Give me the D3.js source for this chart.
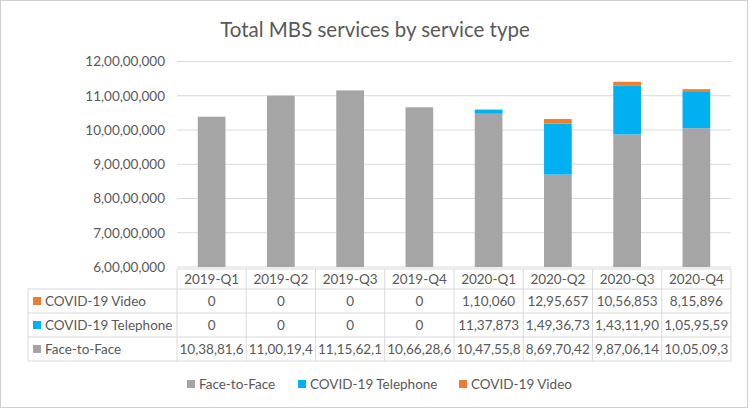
<!DOCTYPE html>
<html><head><meta charset="utf-8">
<script src="https://cdn.jsdelivr.net/npm/d3@7"></script>
<style>
html,body{margin:0;padding:0;background:#fff;}
svg{display:block;font-family:Lato,"Open Sans",sans-serif;}
</style></head>
<body><svg id="c" width="750" height="409"></svg>
<script>
const categories = ["2019-Q1","2019-Q2","2019-Q3","2019-Q4","2020-Q1","2020-Q2","2020-Q3","2020-Q4"];
const faceToFace = [103881600,110019400,111562100,106628600,104755800,86970420,98706140,100509300];
const telephone = [0,0,0,0,1137873,14936730,14311900,10595590];
const video = [0,0,0,0,110060,1295657,1056853,815896];
const seriesNames = ["Face-to-Face","COVID-19 Telephone","COVID-19 Video"];
const seriesColors = ["#A5A5A5","#00B0F0","#ED7D31"];
const yTicks = [60000000,70000000,80000000,90000000,100000000,110000000,120000000];
const title = "Total MBS services by service type";

function indian(n){
  const s = String(Math.round(n));
  if (s.length <= 3) return s;
  let last3 = s.slice(-3), rest = s.slice(0,-3);
  const parts = [];
  while (rest.length > 2){ parts.unshift(rest.slice(-2)); rest = rest.slice(0,-2); }
  if (rest.length) parts.unshift(rest);
  return parts.join(",") + "," + last3;
}

(function(){
const svg = d3.select("#c");
const W=750,H=409;
const txt="#595959", grid="#D9D9D9";
svg.append("rect").attr("x",0.5).attr("y",0.5).attr("width",W-3).attr("height",H-2).attr("fill","#fff").attr("stroke","#D0D0D0");

svg.append("text").attr("x",375).attr("y",37).attr("text-anchor","middle")
  .attr("font-size",20.5).attr("fill",txt).text(title);

const pLeft=177, pRight=731, pTop=61.5, pBottom=267;
const x = d3.scaleBand().domain(categories).range([pLeft,pRight]).paddingInner(0).paddingOuter(0);
const y = d3.scaleLinear().domain([60000000,120000000]).range([pBottom,pTop]);

svg.append("g").selectAll("line").data(yTicks).join("line")
  .attr("x1",pLeft).attr("x2",pRight).attr("y1",d=>y(d)).attr("y2",d=>y(d))
  .attr("stroke",grid).attr("stroke-width",1);

const yAxis = d3.axisLeft(y).tickValues(yTicks).tickFormat(indian).tickSize(0).tickPadding(12);
const ga = svg.append("g").attr("transform",`translate(${pLeft},0)`).call(yAxis);
ga.select(".domain").remove();
ga.selectAll("text").attr("font-size",13.5).attr("fill",txt).attr("font-family","Lato,'Open Sans',sans-serif");

const rows = categories.map((c,i)=>({cat:c, f:faceToFace[i], t:telephone[i], v:video[i]}));
const stack = d3.stack().keys(["f","t","v"])(rows);
const bw = x.bandwidth()*0.4;
svg.append("clipPath").attr("id","pc").append("rect")
  .attr("x",pLeft).attr("y",pTop-10).attr("width",pRight-pLeft).attr("height",pBottom-pTop+10);
const gb = svg.append("g").attr("clip-path","url(#pc)");
stack.forEach((s,si)=>{
  gb.append("g").attr("fill",seriesColors[si]).selectAll("rect").data(s).join("rect")
    .attr("x",d=>x(d.data.cat)+x.bandwidth()/2-bw/2)
    .attr("width",bw)
    .attr("y",d=>y(d[1]))
    .attr("height",d=>Math.max(0,y(d[0])-y(d[1])));
});

const tTop=269, hRow=20, rowH=24, labLeft=28;
const tableRows = [
  {name:"COVID-19 Video", vals:video, color:seriesColors[2]},
  {name:"COVID-19 Telephone", vals:telephone, color:seriesColors[1]},
  {name:"Face-to-Face", vals:faceToFace, color:seriesColors[0]}
];
const tg = svg.append("g");
const lineC="#D9D9D9";
tg.append("line").attr("x1",pLeft).attr("x2",pRight).attr("y1",tTop).attr("y2",tTop).attr("stroke",lineC);
const rowsTop = tTop+hRow;
const tBottom = rowsTop + rowH*3;
for(let r=0;r<=3;r++){
  tg.append("line").attr("x1",labLeft).attr("x2",pRight).attr("y1",rowsTop+r*rowH).attr("y2",rowsTop+r*rowH).attr("stroke",lineC);
}
tg.append("line").attr("x1",labLeft).attr("x2",labLeft).attr("y1",rowsTop).attr("y2",tBottom).attr("stroke",lineC);
const colEdges = categories.map(c=>x(c)).concat([pRight]);
colEdges.forEach(xe=>{
  tg.append("line").attr("x1",xe).attr("x2",xe).attr("y1",tTop).attr("y2",tBottom).attr("stroke",lineC);
});
tg.selectAll("text.hdr").data(categories).join("text").attr("class","hdr")
  .attr("x",d=>x(d)+x.bandwidth()/2).attr("y",tTop+hRow/2+5).attr("text-anchor","middle")
  .attr("font-size",13.5).attr("fill",txt).text(d=>d);

const avail = x.bandwidth()-4;
tableRows.forEach((tr,ri)=>{
  const cy = rowsTop + ri*rowH + rowH/2;
  tg.append("rect").attr("x",labLeft+5).attr("y",cy-4).attr("width",8).attr("height",8).attr("fill",tr.color);
  tg.append("text").attr("x",labLeft+17).attr("y",cy+5).attr("font-size",13.5).attr("fill",txt).text(tr.name);
  categories.forEach((c,ci)=>{
    const full = indian(tr.vals[ci]);
    const t = tg.append("text").attr("y",cy+5).attr("font-size",13.5).attr("fill",txt).text(full);
    let s = full;
    if (t.node().getComputedTextLength() > avail){
      while (s.length > 1 && t.node().getComputedTextLength() > avail){
        s = s.slice(0,-1); t.text(s);
      }
      t.attr("x",x(c)+2.5);
    } else {
      t.attr("x",x(c)+x.bandwidth()/2).attr("text-anchor","middle");
    }
  });
});

const legX=[187,298,459];
seriesNames.forEach((n,i)=>{
  const g = svg.append("g");
  g.append("rect").attr("x",legX[i]).attr("y",380).attr("width",8).attr("height",8).attr("fill",seriesColors[i]);
  g.append("text").attr("x",legX[i]+12).attr("y",389).attr("font-size",13.5).attr("fill",txt).text(n);
});
})();
</script></body></html>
————
### Goal
Write out the full listing verbatim, excluding its pictures.

### Problem solution
Give me the D3.js source for this chart.
<!DOCTYPE html>
<html><head><meta charset="utf-8">
<script src="https://cdn.jsdelivr.net/npm/d3@7"></script>
<style>
html,body{margin:0;padding:0;background:#fff;}
svg{display:block;font-family:Lato,"Open Sans",sans-serif;}
</style></head>
<body><svg id="c" width="750" height="409"></svg>
<script>
const categories = ["2019-Q1","2019-Q2","2019-Q3","2019-Q4","2020-Q1","2020-Q2","2020-Q3","2020-Q4"];
const faceToFace = [103881600,110019400,111562100,106628600,104755800,86970420,98706140,100509300];
const telephone = [0,0,0,0,1137873,14936730,14311900,10595590];
const video = [0,0,0,0,110060,1295657,1056853,815896];
const seriesNames = ["Face-to-Face","COVID-19 Telephone","COVID-19 Video"];
const seriesColors = ["#A5A5A5","#00B0F0","#ED7D31"];
const yTicks = [60000000,70000000,80000000,90000000,100000000,110000000,120000000];
const title = "Total MBS services by service type";

function indian(n){
  const s = String(Math.round(n));
  if (s.length <= 3) return s;
  let last3 = s.slice(-3), rest = s.slice(0,-3);
  const parts = [];
  while (rest.length > 2){ parts.unshift(rest.slice(-2)); rest = rest.slice(0,-2); }
  if (rest.length) parts.unshift(rest);
  return parts.join(",") + "," + last3;
}

(function(){
const svg = d3.select("#c");
const W=750,H=409;
const txt="#595959", grid="#D9D9D9";
svg.append("rect").attr("x",0.5).attr("y",0.5).attr("width",W-3).attr("height",H-2).attr("fill","#fff").attr("stroke","#D0D0D0");

svg.append("text").attr("x",375).attr("y",37).attr("text-anchor","middle")
  .attr("font-size",20.5).attr("fill",txt).text(title);

const pLeft=177, pRight=731, pTop=61.5, pBottom=267;
const x = d3.scaleBand().domain(categories).range([pLeft,pRight]).paddingInner(0).paddingOuter(0);
const y = d3.scaleLinear().domain([60000000,120000000]).range([pBottom,pTop]);

svg.append("g").selectAll("line").data(yTicks).join("line")
  .attr("x1",pLeft).attr("x2",pRight).attr("y1",d=>y(d)).attr("y2",d=>y(d))
  .attr("stroke",grid).attr("stroke-width",1);

const yAxis = d3.axisLeft(y).tickValues(yTicks).tickFormat(indian).tickSize(0).tickPadding(12);
const ga = svg.append("g").attr("transform",`translate(${pLeft},0)`).call(yAxis);
ga.select(".domain").remove();
ga.selectAll("text").attr("font-size",13.5).attr("fill",txt).attr("font-family","Lato,'Open Sans',sans-serif");

const rows = categories.map((c,i)=>({cat:c, f:faceToFace[i], t:telephone[i], v:video[i]}));
const stack = d3.stack().keys(["f","t","v"])(rows);
const bw = x.bandwidth()*0.4;
svg.append("clipPath").attr("id","pc").append("rect")
  .attr("x",pLeft).attr("y",pTop-10).attr("width",pRight-pLeft).attr("height",pBottom-pTop+10);
const gb = svg.append("g").attr("clip-path","url(#pc)");
stack.forEach((s,si)=>{
  gb.append("g").attr("fill",seriesColors[si]).selectAll("rect").data(s).join("rect")
    .attr("x",d=>x(d.data.cat)+x.bandwidth()/2-bw/2)
    .attr("width",bw)
    .attr("y",d=>y(d[1]))
    .attr("height",d=>Math.max(0,y(d[0])-y(d[1])));
});

const tTop=269, hRow=20, rowH=24, labLeft=28;
const tableRows = [
  {name:"COVID-19 Video", vals:video, color:seriesColors[2]},
  {name:"COVID-19 Telephone", vals:telephone, color:seriesColors[1]},
  {name:"Face-to-Face", vals:faceToFace, color:seriesColors[0]}
];
const tg = svg.append("g");
const lineC="#D9D9D9";
tg.append("line").attr("x1",pLeft).attr("x2",pRight).attr("y1",tTop).attr("y2",tTop).attr("stroke",lineC);
const rowsTop = tTop+hRow;
const tBottom = rowsTop + rowH*3;
for(let r=0;r<=3;r++){
  tg.append("line").attr("x1",labLeft).attr("x2",pRight).attr("y1",rowsTop+r*rowH).attr("y2",rowsTop+r*rowH).attr("stroke",lineC);
}
tg.append("line").attr("x1",labLeft).attr("x2",labLeft).attr("y1",rowsTop).attr("y2",tBottom).attr("stroke",lineC);
const colEdges = categories.map(c=>x(c)).concat([pRight]);
colEdges.forEach(xe=>{
  tg.append("line").attr("x1",xe).attr("x2",xe).attr("y1",tTop).attr("y2",tBottom).attr("stroke",lineC);
});
tg.selectAll("text.hdr").data(categories).join("text").attr("class","hdr")
  .attr("x",d=>x(d)+x.bandwidth()/2).attr("y",tTop+hRow/2+5).attr("text-anchor","middle")
  .attr("font-size",13.5).attr("fill",txt).text(d=>d);

const avail = x.bandwidth()-4;
tableRows.forEach((tr,ri)=>{
  const cy = rowsTop + ri*rowH + rowH/2;
  tg.append("rect").attr("x",labLeft+5).attr("y",cy-4).attr("width",8).attr("height",8).attr("fill",tr.color);
  tg.append("text").attr("x",labLeft+17).attr("y",cy+5).attr("font-size",13.5).attr("fill",txt).text(tr.name);
  categories.forEach((c,ci)=>{
    const full = indian(tr.vals[ci]);
    const t = tg.append("text").attr("y",cy+5).attr("font-size",13.5).attr("fill",txt).text(full);
    let s = full;
    if (t.node().getComputedTextLength() > avail){
      while (s.length > 1 && t.node().getComputedTextLength() > avail){
        s = s.slice(0,-1); t.text(s);
      }
      t.attr("x",x(c)+2.5);
    } else {
      t.attr("x",x(c)+x.bandwidth()/2).attr("text-anchor","middle");
    }
  });
});

const legX=[187,298,459];
seriesNames.forEach((n,i)=>{
  const g = svg.append("g");
  g.append("rect").attr("x",legX[i]).attr("y",380).attr("width",8).attr("height",8).attr("fill",seriesColors[i]);
  g.append("text").attr("x",legX[i]+12).attr("y",389).attr("font-size",13.5).attr("fill",txt).text(n);
});
})();
</script></body></html>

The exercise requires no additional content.